Starting to suspect that wide tyres and track days were proving too much for the standard rear end, I put a set of double hub bearings (Frontline), speedisleeves (Simply Bearings), stronger half shafts (Magic Midget) and a Limited Slip Differential (LSD) (also Magic Midget).  The first track day at Anglesey, with sticky track tyres thrown into the mix now, caused a failure of one of the oil seals on the double bearing hubs (one of 4 rear bearing failures from 7 K-midgets on track that day), which was replaced free by Frontline, but had ruined another crownwheel.  The LSD had arrived after the track day, so that has been rebuilt into a 4.2 ratio differential housing with a non-whiny crown wheel.

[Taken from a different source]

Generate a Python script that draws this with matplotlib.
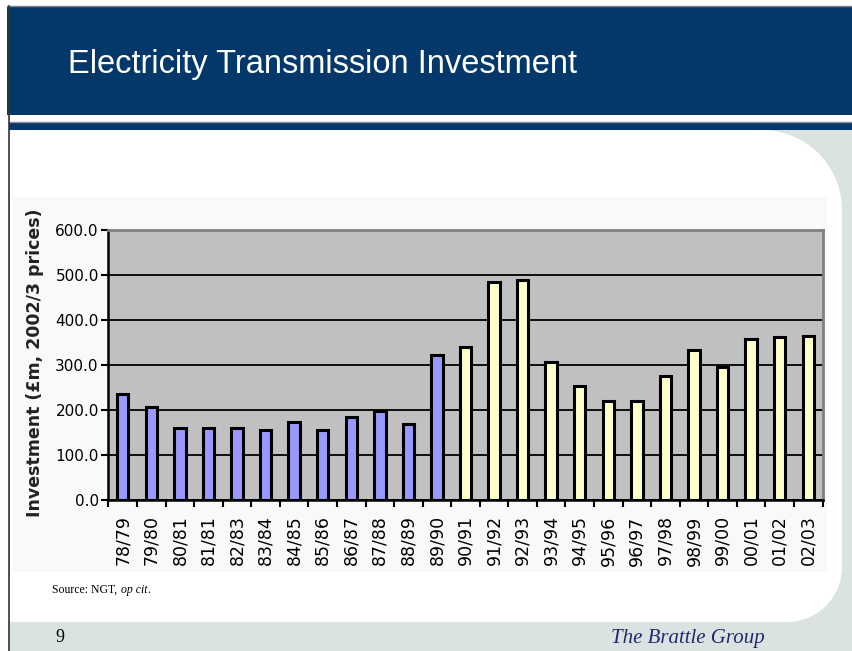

This has made the car much much quicker.  It’s about 10 mins in each hour faster cross country. It does 0-60 in 5.6 seconds.  The LSD is a plate type, and when first fitted was very intrusive, causing the car to push on massively in the corners on power while cutting in alarmingly when letting off the power.  The LSD has worn in a bit now, and I’ve learned a different style of cornering; there’s a bucketload of extra mid corner traction so powering put of corners results in all go rather than spinning the rear wheel.  If it does spin a wheel, it tends to spin both, so needs a bit more care, but overall it’s got so much more traction.  I’ve not tried a track day in it yet, but watch this space.